Vice-Dean, Education, Duke-NUS Medical School
Co-Director, Academic Medicine Education Institute (AM.EI)

Professor Curran has a distinguished track record in medical education leadership, policy and professional regulation and is recognised as an expert in the field of medical education and transformational leadership.

Over the last 20 years, he has championed human factors in healthcare, promoted patient safety education and driven clinical service reform. He has been extensively involved in health professions, undergraduate medical education, postgraduate medical education and training, as well as continuing professional development and executive leadership development. He has been a professional regulator, education commissioner, national policy adviser and international consultant in education and leadership development. He has been a clinical adviser to the UK Departments of Health, NHS England and NHS Health Education England.

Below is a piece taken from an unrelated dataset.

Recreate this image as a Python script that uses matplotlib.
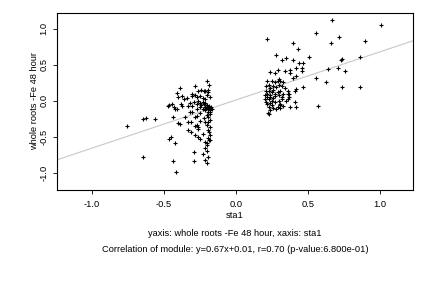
import numpy as np
import matplotlib
matplotlib.use("Agg")
import matplotlib.pyplot as plt

plt.rcParams["font.family"] = ["Liberation Sans", "DejaVu Sans"]
plt.rcParams["axes.unicode_minus"] = False

# ----------------------------------------------------------
# Data
# ----------------------------------------------------------

sta1_left = [
    -0.755, -0.64, -0.625, -0.56, -0.64, -0.46, -0.45, -0.42, -0.435, -0.415,
    -0.29, -0.29, -0.23, -0.215,
    -0.20, -0.185, -0.39, -0.285, -0.26, -0.24, -0.22, -0.21, -0.195, -0.19,
    -0.41, -0.30, -0.375, -0.40, -0.34, -0.36, -0.30, -0.28, -0.27, -0.25,
    -0.23, -0.21, -0.18, -0.20, -0.46, -0.44, -0.43, -0.47, -0.42, -0.41,
    -0.38, -0.37, -0.33, -0.32, -0.30, -0.29, -0.27, -0.26, -0.25, -0.24,
    -0.23, -0.22, -0.215, -0.21, -0.205, -0.20, -0.195, -0.19, -0.185, -0.18,
    -0.175, -0.17, -0.165, -0.19, -0.21, -0.23, -0.25, -0.27,
    -0.435, -0.35, -0.40, -0.33, -0.285, -0.27, -0.25, -0.30, -0.32, -0.26,
    -0.27, -0.31, -0.39, -0.31, -0.245, -0.285, -0.26, -0.33, -0.285, -0.25,
    -0.26, -0.20, -0.21, -0.185, -0.18, -0.185, -0.18, -0.19, -0.19, -0.18,
    -0.20, -0.19, -0.18, -0.19, -0.175, -0.18, -0.20, -0.22, -0.21, -0.20,
    -0.225, -0.20, -0.19, -0.20, -0.21,
]
roots_left = [
    -0.35, -0.26, -0.24, -0.26, -0.78, -0.53, -0.51, -0.59, -0.83, -0.99,
    -0.71, -0.83, -0.74, -0.66,
    0.27, 0.22, 0.18, 0.20, 0.14, 0.15, 0.14, 0.13, 0.15, 0.12,
    0.11, 0.09, 0.06, 0.05, 0.04, 0.03, 0.07, 0.08, 0.05, 0.06,
    0.04, 0.02, 0.05, 0.08, -0.06, -0.05, -0.08, -0.07, -0.12, -0.11,
    -0.04, -0.07, -0.07, -0.03, -0.07, -0.02, -0.04, 0.00, -0.03, -0.06,
    -0.02, -0.05, -0.08, -0.03, -0.10, -0.06, -0.09, -0.12, -0.07, -0.10,
    -0.13, -0.08, -0.11, -0.15, -0.13, -0.11, -0.09, -0.12,
    -0.22, -0.22, -0.31, -0.29, -0.22, -0.21, -0.17, -0.16, -0.15, -0.36,
    -0.34, -0.43, -0.32, -0.29, -0.28, -0.35, -0.39, -0.41, -0.48, -0.53,
    -0.51, -0.58, -0.57, -0.54, -0.47, -0.43, -0.36, -0.40, -0.52, -0.55,
    -0.62, -0.30, -0.27, -0.22, -0.19, -0.16, -0.20, -0.24, -0.30, -0.34,
    -0.46, -0.70, -0.78, -0.87, -0.82,
]

sta1_right = [
    0.67, 1.01, 0.56, 0.72, 0.22, 0.90, 0.66, 0.40, 0.43, 0.28,
    0.35, 0.51, 0.32, 0.40, 0.44, 0.47, 0.73, 0.74, 0.86, 0.29,
    0.34, 0.375, 0.42, 0.46, 0.46, 0.24, 0.27, 0.375, 0.64, 0.71,
    0.76, 0.42, 0.40, 0.56, 0.625, 0.74, 0.86, 0.47, 0.57, 0.42,
    0.22, 0.25, 0.27, 0.29, 0.31, 0.33, 0.30,
    0.21, 0.23, 0.24, 0.26, 0.28, 0.30, 0.32, 0.34,
    0.21, 0.22, 0.23, 0.24, 0.25, 0.26, 0.27, 0.22, 0.23, 0.24, 0.25, 0.26, 0.27,
    0.21, 0.22, 0.23, 0.24, 0.25, 0.26, 0.27,
    0.29, 0.30, 0.31, 0.32, 0.33, 0.30, 0.31, 0.32, 0.33, 0.29,
    0.36, 0.36, 0.35, 0.36, 0.41, 0.38, 0.37, 0.37, 0.41, 0.42,
    0.225, 0.23, 0.24, 0.31, 0.31, 0.28, 0.20, 0.20,
]
roots_right = [
    1.125, 1.05, 0.94, 0.89, 0.86, 0.83, 0.80, 0.80, 0.72, 0.63,
    0.59, 0.61, 0.56, 0.56, 0.52, 0.53, 0.57, 0.58, 0.61, 0.43,
    0.41, 0.43, 0.45, 0.45, 0.41, 0.40, 0.39, 0.39, 0.44, 0.46,
    0.42, 0.34, 0.32, 0.31, 0.26, 0.19, 0.19, 0.19, -0.07, -0.09,
    0.27, 0.28, 0.26, 0.27, 0.28, 0.26, 0.30,
    0.20, 0.22, 0.18, 0.21, 0.19, 0.22, 0.20, 0.18,
    0.14, 0.10, 0.13, 0.08, 0.12, 0.15, 0.10, 0.05, 0.02, 0.05, 0.00, 0.04, 0.07,
    -0.02, -0.05, -0.08, -0.03, -0.06, -0.10, -0.02,
    0.12, 0.08, 0.14, 0.05, 0.10, 0.00, -0.04, 0.02, -0.07, -0.08,
    0.10, 0.13, 0.00, 0.03, -0.01, -0.08, 0.05, 0.10, 0.14, 0.16,
    -0.17, -0.19, -0.13, -0.06, -0.10, -0.12, 0.08, 0.02,
]

slope = 0.67
intercept = 0.01

xticks = [-1.0, -0.5, 0.0, 0.5, 1.0]
yticks = [-1.0, -0.5, 0.0, 0.5, 1.0]
xlim = (-1.24, 1.23)
ylim = (-1.24, 1.22)

ylabel = "whole roots -Fe 48 hour"
xlabel = "sta1"
caption1 = "yaxis: whole roots -Fe 48 hour, xaxis: sta1"
caption2 = "Correlation of module: y=0.67x+0.01, r=0.70 (p-value:6.800e-01)"

FS = 6.7

# ----------------------------------------------------------
# Plot
# ----------------------------------------------------------

fig = plt.figure(figsize=(4.32, 2.88), dpi=100)
ax = fig.add_axes([57 / 432, 1 - 190 / 288, 356 / 432, 177 / 288])

xs = np.array(xlim)
ax.plot(xs, slope * xs + intercept, color="#c8c8c8", linewidth=0.8, zorder=1)

ax.scatter(sta1_left + sta1_right, roots_left + roots_right,
           marker="+", s=10, color="black", linewidths=0.8, zorder=2)

ax.set_xlim(*xlim)
ax.set_ylim(*ylim)

ax.set_xticks(xticks)
ax.set_xticklabels([f"{v:.1f}" for v in xticks])
ax.set_yticks(yticks)
ax.set_yticklabels([f"{v:.1f}" for v in yticks], rotation=90, va="center")

ax.tick_params(axis="both", labelsize=FS, length=3, width=0.6,
               direction="out", top=False, right=False)
ax.tick_params(axis="x", pad=4)
ax.tick_params(axis="y", pad=3)

for sp in ax.spines.values():
    sp.set_linewidth(0.8)
    sp.set_color("black")

fig.text(35 / 432, 1 - 101.5 / 288, ylabel, rotation=90,
         ha="center", va="center", fontsize=FS)
fig.text(235 / 432, 1 - 216 / 288, xlabel, ha="center", va="center", fontsize=FS)
fig.text(235 / 432, 1 - 233 / 288, caption1, ha="center", va="center", fontsize=FS)
fig.text(235 / 432, 1 - 250 / 288, caption2, ha="center", va="center", fontsize=FS)

fig.savefig("out.png", dpi=100)
plt.close(fig)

He was the Distinguished Academician for the Academy of Medicine Singapore when he gave the Inaugural AM.EI Tan Yew Hock Distinguished Lecture at the SingHealth Academia in November 2016. He is a Harvard Macy Scholar (2010) and was appointed as an Adjunct Associate Professor at the Massachusetts General Hospital Institute of Health Professions in Boston, USA in 2017.

Professor Curran has received the prestigious BMJ Award for Excellence in Healthcare Education in 2011 for his work leading London’s Simulation and Technology-Enhanced Learning Initiative (STELI). He received a UK National Clinical Excellence Award in 2010 and the national HSJ Award for Patient Safety in 2009. He was elected as a Fellow of the Royal College of Physicians of London and Fellow of the Royal College of Physicians of Edinburgh in 2018 for his pioneering education work supporting development of the East, Central and Southern African College of Physicians. He has been awarded an honorary Fellowship of the Australian Orthopaedic Association and Fellowship of the US Society for Simulation in Healthcare. Closer to home he has also been elected a Fellow of the Academy of Medicine, Singapore, College of Clinical Educators.